Chinese Food as Culture
The Mandarin was by no means the first successful Chinese restaurant in America or even San Francisco. Kan’s in Chinatown had been successful since its opening 1953, and Emily Kwoh’s Mandarin House in New York debuted many of the Mandarin’s signature dishes three years prior to Chiang, in 1958. (27) However, these restaurants either Americanized their menus or focused solely on the quality of the food. At the Mandarin, Chiang not only managed to serve excellent, authentic Chinese dishes, but also more purposefully exposed her diners to Chinese culture. At the Mandarin, the décor was based on Chiang’s childhood home in Beijing, and the menu explained Chinese dining customs. (28)
In 1972, Chiang began offering cooking classes at the Mandarin, encouraging her students to bring authentic Chinese cuisine into their homes. Her students included noted individuals like James Beard, Chuck Williams, and Julia Child. (29) Also in attendance was Alice Waters, who attended Chiang’s class just two years after opening Chez Panisse, and the pair became fast friends. (30) In 1983 the duo, along with fellow chef Marion Cunningham, traveled to China, where Chiang exposed them to regional Chinese cuisines. Waters credits Chiang with infusing California menus with Asian influences, a key aspect of modern California cuisine. (31)
Chiang’s ability to intertwine Chinese food and culture becomes even more present in her cookbook and memoir, The Mandarin Way, published in 1973. Each chapter begins with a vignette about her life in China before introducing some of her favorite childhood recipes. (32) The memoirs describe her sheltered childhood in Beijing before detailing her harrowing journeys to escape from Japanese soldiers and communist forces. They offer a sincere and humanizing view into Chinese culture and tradition, while the recipes included serve to support that notion. Unlike Johnny Kan’s cookbook, Eight Immortal Flavors, which features dishes like “Pineapple Chicken” with ketchup, Tabasco, and Worcestershire sauce, the dishes Chiang selects are memories from her time in China. (33, 34) She couples her story about the Autumn festival with recipes on Banquet cooking while pairing her arduous escape from occupied Peking with recipes on how to use Chinese leftovers. Just like its namesake restaurant, The Mandarin Way used Chinese food as a vehicle to teach Americans about Chinese culture.
Cecilia Chiang sold the Mandarin in 1991, and the restaurant finally closed in 2006 after 45 years of service. (35) After the closing of the restaurant, Cecilia Chiang remained active in San Francisco’s food scene. She remained good friends with Alice Waters, serving up a special 40th anniversary dinner at Chez Panisse in 2011. (36) She hosted lunar new year’s parties, where, at 97 years of age, she reprised her favorite dishes for friends and family. (37) Chiang also helped her son, Philip, design new dishes for P.F. Chang’s, the restaurant chain he cofounded in 1993. (38) She kept an eye on the future of Chinese cuisine as well, advising new and upcoming chefs like Andy Tsai and Li Jun Han, who continue her work by serving up authentic, high quality dishes.

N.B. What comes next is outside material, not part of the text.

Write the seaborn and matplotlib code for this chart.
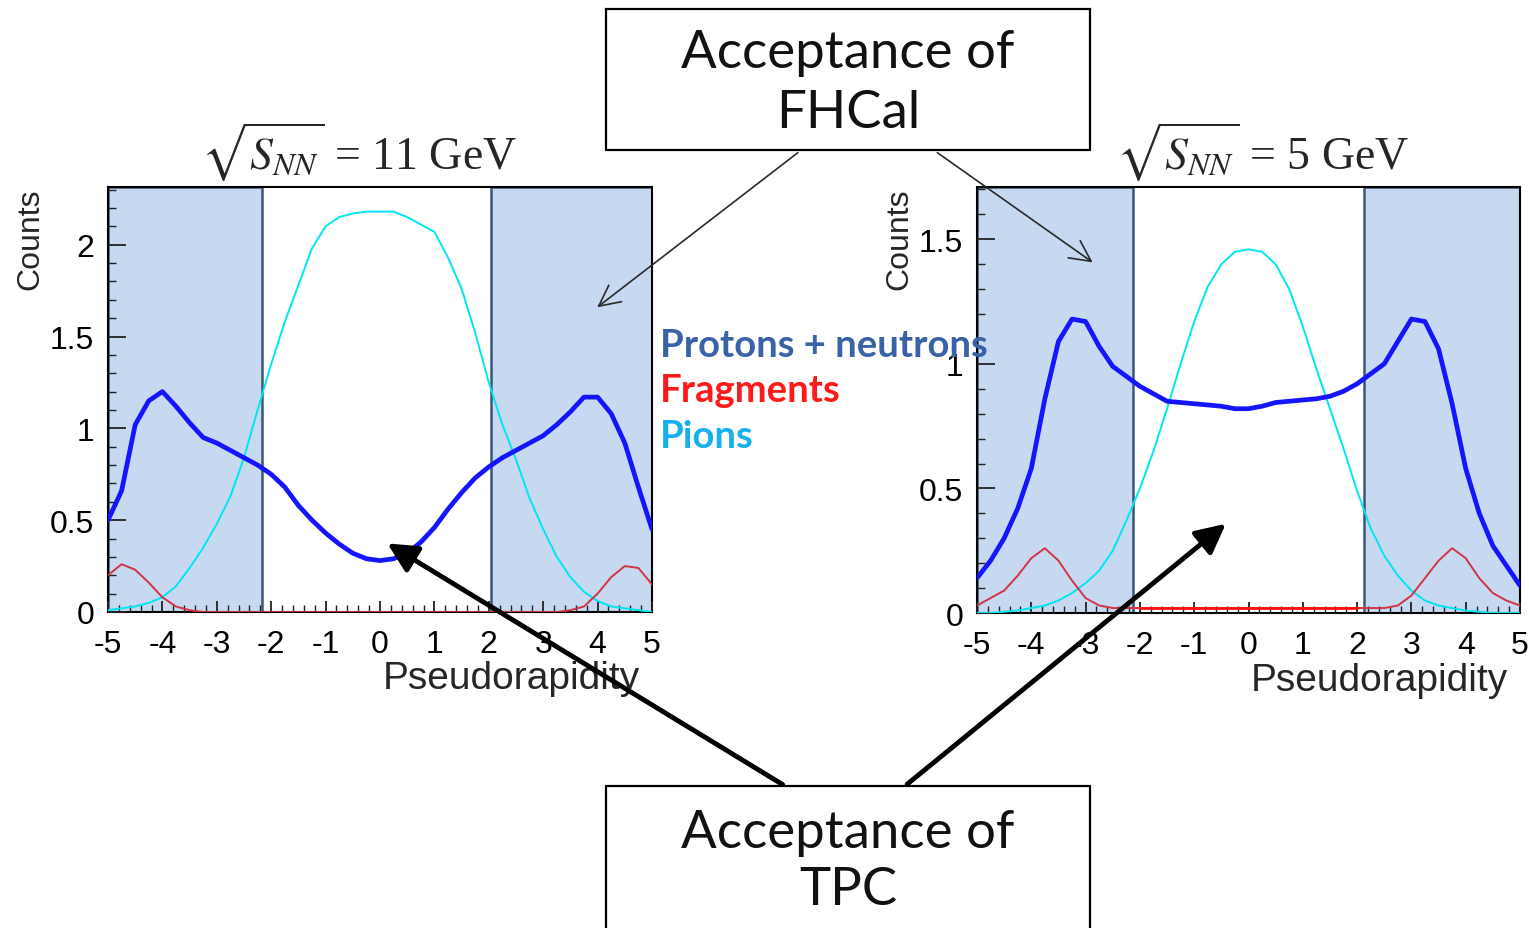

During its tenure, the Mandarin helped to usher in a new American understanding of Chinese food and culture. Thanks in part to Cecilia Chiang, the cheap, caricatured chop suey restaurants of the first half of the 20th century gave way to a type of restaurant that reflected China’s rich and complex history. In doing so, Chiang encouraged her patrons to better understand Chinese culture, breaking down the ethnic barriers between Chinese-Americans and Westerners that had lasted for over 100 years.
Postscript: Cecilia Chiang died at the age of 100 on October 28, 2020.